* [Given instruction]: Copy nothing but the part that opens with the line containing "Output the web" and closes with the line containing "27, color: '#bdbdbd'". Do not include pictures.

::: Supplied information :::

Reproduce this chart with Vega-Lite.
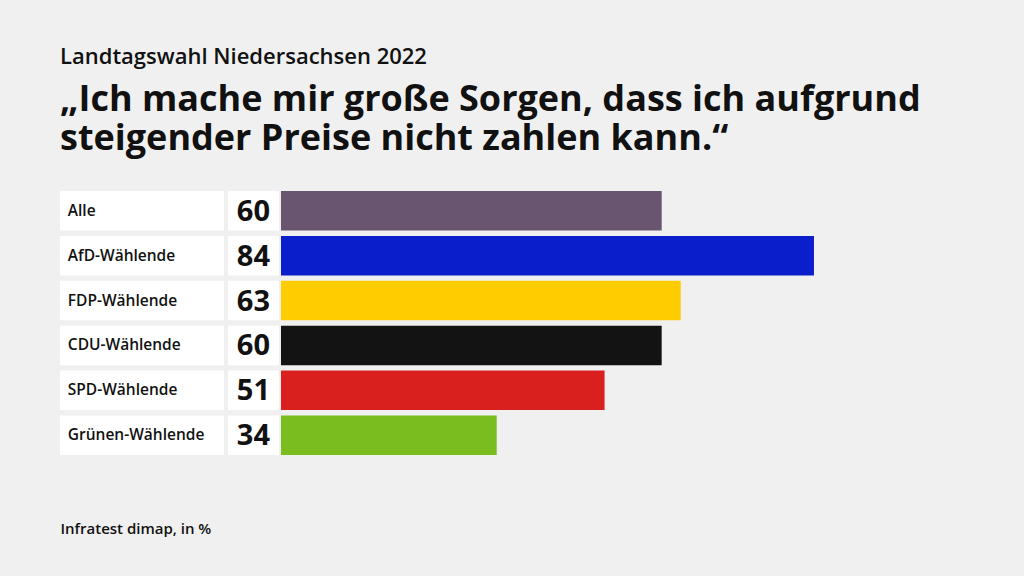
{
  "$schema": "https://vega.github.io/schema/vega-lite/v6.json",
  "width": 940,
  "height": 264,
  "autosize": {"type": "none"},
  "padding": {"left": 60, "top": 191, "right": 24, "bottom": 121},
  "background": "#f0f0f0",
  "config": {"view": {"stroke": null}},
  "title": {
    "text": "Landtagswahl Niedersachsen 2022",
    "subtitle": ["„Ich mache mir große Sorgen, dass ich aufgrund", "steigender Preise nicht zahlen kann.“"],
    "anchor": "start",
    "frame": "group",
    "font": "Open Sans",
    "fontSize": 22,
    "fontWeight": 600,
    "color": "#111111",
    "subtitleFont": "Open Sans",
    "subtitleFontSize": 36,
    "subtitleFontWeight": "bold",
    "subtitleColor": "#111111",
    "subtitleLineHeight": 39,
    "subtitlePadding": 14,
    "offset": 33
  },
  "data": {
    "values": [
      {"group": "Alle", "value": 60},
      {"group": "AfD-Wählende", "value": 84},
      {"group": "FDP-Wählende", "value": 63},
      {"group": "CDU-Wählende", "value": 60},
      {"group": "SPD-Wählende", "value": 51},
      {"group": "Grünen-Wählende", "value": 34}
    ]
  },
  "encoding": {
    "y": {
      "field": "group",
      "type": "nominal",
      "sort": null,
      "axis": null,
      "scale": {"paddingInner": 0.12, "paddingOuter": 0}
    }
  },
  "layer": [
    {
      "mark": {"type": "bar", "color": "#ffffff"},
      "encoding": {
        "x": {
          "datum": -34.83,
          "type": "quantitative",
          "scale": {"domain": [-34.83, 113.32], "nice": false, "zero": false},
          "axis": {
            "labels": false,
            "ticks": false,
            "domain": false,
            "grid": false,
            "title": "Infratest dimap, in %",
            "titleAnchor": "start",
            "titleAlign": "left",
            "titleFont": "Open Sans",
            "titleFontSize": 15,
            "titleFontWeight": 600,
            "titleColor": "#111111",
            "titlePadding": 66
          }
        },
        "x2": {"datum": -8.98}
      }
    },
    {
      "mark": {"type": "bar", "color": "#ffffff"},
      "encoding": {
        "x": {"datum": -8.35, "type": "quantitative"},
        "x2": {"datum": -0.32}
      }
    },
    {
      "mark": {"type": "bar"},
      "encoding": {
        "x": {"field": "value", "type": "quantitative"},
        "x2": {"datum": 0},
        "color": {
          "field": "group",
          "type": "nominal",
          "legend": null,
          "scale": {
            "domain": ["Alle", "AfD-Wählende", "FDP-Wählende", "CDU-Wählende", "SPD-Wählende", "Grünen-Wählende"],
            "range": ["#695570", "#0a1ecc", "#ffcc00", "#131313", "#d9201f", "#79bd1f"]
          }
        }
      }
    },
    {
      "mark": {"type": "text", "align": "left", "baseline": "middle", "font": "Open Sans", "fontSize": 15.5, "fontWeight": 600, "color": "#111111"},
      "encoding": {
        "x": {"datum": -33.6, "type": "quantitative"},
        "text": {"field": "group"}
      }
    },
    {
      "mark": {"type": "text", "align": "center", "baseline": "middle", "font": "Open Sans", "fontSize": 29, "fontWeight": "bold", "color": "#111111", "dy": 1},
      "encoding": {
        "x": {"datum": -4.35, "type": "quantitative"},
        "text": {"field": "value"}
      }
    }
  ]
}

:::
::: Supplied information :::

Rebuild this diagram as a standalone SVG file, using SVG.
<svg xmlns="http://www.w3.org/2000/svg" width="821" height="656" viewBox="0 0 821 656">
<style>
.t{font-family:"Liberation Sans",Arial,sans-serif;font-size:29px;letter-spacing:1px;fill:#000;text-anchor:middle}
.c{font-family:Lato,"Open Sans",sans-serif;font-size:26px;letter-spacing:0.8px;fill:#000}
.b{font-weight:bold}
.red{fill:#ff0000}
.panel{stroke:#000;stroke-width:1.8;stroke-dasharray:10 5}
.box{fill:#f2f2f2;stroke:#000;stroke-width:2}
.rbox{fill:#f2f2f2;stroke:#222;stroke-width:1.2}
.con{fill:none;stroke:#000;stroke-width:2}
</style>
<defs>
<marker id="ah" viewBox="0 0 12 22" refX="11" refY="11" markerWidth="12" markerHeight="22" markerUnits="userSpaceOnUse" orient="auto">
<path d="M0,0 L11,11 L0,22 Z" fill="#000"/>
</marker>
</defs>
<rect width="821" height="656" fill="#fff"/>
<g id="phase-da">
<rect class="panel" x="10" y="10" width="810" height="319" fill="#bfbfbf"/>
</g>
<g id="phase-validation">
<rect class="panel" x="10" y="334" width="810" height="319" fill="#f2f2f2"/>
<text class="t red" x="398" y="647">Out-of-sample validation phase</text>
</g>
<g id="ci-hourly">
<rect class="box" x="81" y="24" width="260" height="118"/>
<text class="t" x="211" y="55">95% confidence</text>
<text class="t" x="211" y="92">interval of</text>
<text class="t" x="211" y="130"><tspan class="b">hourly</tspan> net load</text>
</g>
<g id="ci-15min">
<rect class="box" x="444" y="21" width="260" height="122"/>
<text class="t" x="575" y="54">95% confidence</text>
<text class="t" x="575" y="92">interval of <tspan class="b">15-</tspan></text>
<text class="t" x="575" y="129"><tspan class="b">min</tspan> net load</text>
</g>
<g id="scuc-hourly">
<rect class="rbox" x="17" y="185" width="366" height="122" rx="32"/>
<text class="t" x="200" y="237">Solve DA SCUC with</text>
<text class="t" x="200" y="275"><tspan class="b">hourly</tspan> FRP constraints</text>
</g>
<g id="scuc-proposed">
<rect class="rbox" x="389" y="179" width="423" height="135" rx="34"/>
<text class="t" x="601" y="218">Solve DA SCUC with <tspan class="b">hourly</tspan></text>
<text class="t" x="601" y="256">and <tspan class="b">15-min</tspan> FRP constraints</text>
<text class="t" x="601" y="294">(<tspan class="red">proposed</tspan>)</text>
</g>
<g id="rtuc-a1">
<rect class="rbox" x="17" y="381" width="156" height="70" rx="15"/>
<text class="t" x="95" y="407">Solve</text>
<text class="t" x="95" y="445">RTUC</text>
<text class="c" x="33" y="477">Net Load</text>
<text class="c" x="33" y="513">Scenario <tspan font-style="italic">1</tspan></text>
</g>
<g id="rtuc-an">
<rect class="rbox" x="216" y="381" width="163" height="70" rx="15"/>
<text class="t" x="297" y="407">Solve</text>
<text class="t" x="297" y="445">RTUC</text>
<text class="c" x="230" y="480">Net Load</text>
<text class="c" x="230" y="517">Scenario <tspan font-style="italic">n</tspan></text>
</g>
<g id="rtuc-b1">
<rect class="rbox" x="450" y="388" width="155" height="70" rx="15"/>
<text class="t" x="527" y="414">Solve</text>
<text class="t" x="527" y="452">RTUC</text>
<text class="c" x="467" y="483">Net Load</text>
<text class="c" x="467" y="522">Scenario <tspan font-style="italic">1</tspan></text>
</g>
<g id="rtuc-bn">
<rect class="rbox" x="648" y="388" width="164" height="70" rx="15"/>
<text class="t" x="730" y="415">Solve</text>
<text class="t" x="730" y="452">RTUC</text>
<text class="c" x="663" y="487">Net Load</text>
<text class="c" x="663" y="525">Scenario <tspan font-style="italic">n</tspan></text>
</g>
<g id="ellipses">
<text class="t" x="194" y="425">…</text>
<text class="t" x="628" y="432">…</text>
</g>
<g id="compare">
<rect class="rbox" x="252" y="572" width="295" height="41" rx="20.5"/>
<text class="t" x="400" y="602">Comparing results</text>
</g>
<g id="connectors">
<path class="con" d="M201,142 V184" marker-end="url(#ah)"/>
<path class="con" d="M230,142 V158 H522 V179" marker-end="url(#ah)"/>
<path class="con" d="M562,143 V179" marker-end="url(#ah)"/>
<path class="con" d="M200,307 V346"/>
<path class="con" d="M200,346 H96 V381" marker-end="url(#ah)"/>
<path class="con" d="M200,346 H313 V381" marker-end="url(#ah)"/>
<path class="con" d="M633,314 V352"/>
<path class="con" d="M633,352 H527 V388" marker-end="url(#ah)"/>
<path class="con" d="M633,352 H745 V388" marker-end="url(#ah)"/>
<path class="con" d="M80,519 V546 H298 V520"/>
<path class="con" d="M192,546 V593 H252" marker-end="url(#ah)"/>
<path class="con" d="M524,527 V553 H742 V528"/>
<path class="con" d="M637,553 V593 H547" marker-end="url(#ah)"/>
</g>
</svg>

:::
::: Supplied information :::

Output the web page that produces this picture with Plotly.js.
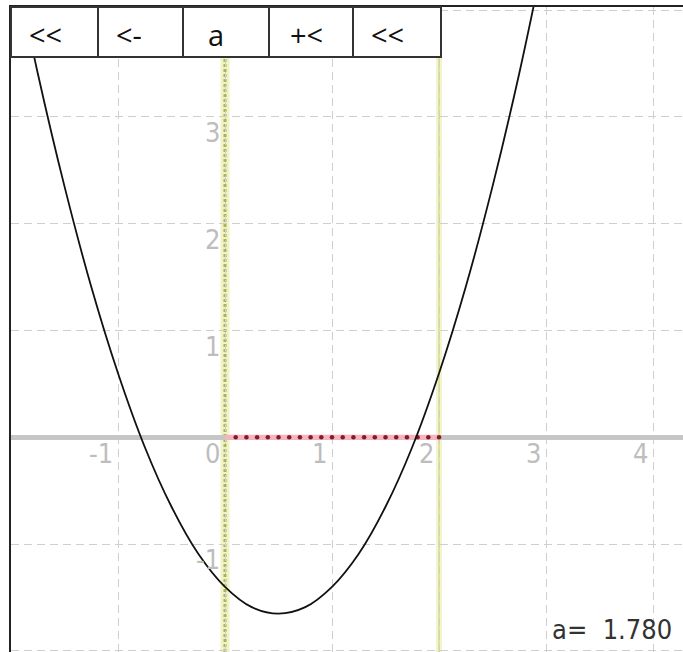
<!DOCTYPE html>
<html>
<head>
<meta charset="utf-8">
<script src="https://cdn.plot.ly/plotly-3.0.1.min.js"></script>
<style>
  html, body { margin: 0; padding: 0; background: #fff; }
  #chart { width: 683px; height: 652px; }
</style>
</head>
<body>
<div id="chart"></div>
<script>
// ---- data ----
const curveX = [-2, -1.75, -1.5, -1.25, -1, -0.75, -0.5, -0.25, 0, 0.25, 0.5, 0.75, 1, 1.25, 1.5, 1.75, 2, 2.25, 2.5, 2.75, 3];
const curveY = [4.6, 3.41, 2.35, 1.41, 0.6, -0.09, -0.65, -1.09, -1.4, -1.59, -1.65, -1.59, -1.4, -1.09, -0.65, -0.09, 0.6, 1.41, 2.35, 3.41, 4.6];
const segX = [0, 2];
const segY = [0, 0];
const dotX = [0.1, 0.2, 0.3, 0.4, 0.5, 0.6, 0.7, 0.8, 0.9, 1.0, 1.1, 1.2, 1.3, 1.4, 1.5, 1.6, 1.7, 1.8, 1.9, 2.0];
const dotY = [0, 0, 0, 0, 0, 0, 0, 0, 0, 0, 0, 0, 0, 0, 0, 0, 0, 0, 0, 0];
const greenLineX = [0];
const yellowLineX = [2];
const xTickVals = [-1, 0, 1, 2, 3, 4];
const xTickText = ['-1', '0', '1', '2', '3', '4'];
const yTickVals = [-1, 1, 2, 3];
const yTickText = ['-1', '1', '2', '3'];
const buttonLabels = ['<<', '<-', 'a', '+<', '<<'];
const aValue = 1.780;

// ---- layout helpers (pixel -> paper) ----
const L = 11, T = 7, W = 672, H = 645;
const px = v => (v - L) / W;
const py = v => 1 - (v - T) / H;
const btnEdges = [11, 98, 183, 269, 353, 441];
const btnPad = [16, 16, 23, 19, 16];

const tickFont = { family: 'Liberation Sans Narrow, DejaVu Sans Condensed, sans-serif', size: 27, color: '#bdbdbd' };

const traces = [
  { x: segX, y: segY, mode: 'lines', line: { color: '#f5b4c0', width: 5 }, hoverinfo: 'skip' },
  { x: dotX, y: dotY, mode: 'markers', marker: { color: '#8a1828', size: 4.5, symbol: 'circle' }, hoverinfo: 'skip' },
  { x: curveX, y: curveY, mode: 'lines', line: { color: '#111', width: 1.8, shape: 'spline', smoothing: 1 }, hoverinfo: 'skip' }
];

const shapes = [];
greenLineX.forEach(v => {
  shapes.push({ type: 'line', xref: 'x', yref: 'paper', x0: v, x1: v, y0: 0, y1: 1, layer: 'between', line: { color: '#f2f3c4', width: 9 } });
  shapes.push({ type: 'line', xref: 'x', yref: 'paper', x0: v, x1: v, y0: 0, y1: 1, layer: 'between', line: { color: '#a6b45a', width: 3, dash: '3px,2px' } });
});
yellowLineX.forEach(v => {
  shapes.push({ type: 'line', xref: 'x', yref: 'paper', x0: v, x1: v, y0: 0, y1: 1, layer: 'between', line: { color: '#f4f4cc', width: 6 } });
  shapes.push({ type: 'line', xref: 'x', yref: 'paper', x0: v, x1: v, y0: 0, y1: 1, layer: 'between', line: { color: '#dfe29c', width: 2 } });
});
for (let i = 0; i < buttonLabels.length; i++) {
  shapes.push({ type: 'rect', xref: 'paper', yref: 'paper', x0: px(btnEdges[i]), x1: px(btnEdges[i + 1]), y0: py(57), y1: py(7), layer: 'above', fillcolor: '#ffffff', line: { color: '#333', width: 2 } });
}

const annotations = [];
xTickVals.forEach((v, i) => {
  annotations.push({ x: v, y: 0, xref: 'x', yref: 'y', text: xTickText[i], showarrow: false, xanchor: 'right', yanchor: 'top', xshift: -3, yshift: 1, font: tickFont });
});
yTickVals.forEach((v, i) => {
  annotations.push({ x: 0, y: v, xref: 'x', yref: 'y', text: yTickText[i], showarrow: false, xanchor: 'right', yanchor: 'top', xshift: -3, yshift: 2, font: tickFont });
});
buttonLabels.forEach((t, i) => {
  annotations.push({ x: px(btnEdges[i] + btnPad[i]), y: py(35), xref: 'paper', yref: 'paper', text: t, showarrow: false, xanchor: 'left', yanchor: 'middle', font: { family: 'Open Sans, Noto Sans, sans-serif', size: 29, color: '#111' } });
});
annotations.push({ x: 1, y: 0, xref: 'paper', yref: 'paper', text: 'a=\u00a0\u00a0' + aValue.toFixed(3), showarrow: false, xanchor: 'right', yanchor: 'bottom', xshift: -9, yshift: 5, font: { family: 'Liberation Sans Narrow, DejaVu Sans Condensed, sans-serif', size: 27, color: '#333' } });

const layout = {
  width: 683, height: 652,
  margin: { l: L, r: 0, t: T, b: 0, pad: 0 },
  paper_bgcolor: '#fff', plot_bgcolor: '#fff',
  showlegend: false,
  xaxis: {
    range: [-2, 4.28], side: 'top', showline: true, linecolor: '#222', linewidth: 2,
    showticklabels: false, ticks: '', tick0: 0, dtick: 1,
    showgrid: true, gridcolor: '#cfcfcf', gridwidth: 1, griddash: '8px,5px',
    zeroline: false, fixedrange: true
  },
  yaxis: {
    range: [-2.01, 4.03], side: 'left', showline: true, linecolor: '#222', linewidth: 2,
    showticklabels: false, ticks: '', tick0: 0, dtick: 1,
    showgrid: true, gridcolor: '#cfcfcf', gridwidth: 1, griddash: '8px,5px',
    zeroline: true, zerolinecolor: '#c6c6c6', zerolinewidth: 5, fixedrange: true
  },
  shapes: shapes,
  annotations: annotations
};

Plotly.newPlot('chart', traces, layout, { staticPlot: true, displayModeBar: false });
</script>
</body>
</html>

:::

* [Written answer]:
Output the web page that produces this picture with Plotly.js.
<!DOCTYPE html>
<html>
<head>
<meta charset="utf-8">
<script src="https://cdn.plot.ly/plotly-3.0.1.min.js"></script>
<style>
  html, body { margin: 0; padding: 0; background: #fff; }
  #chart { width: 683px; height: 652px; }
</style>
</head>
<body>
<div id="chart"></div>
<script>
// ---- data ----
const curveX = [-2, -1.75, -1.5, -1.25, -1, -0.75, -0.5, -0.25, 0, 0.25, 0.5, 0.75, 1, 1.25, 1.5, 1.75, 2, 2.25, 2.5, 2.75, 3];
const curveY = [4.6, 3.41, 2.35, 1.41, 0.6, -0.09, -0.65, -1.09, -1.4, -1.59, -1.65, -1.59, -1.4, -1.09, -0.65, -0.09, 0.6, 1.41, 2.35, 3.41, 4.6];
const segX = [0, 2];
const segY = [0, 0];
const dotX = [0.1, 0.2, 0.3, 0.4, 0.5, 0.6, 0.7, 0.8, 0.9, 1.0, 1.1, 1.2, 1.3, 1.4, 1.5, 1.6, 1.7, 1.8, 1.9, 2.0];
const dotY = [0, 0, 0, 0, 0, 0, 0, 0, 0, 0, 0, 0, 0, 0, 0, 0, 0, 0, 0, 0];
const greenLineX = [0];
const yellowLineX = [2];
const xTickVals = [-1, 0, 1, 2, 3, 4];
const xTickText = ['-1', '0', '1', '2', '3', '4'];
const yTickVals = [-1, 1, 2, 3];
const yTickText = ['-1', '1', '2', '3'];
const buttonLabels = ['<<', '<-', 'a', '+<', '<<'];
const aValue = 1.780;

// ---- layout helpers (pixel -> paper) ----
const L = 11, T = 7, W = 672, H = 645;
const px = v => (v - L) / W;
const py = v => 1 - (v - T) / H;
const btnEdges = [11, 98, 183, 269, 353, 441];
const btnPad = [16, 16, 23, 19, 16];

const tickFont = { family: 'Liberation Sans Narrow, DejaVu Sans Condensed, sans-serif', size: 27, color: '#bdbdbd' };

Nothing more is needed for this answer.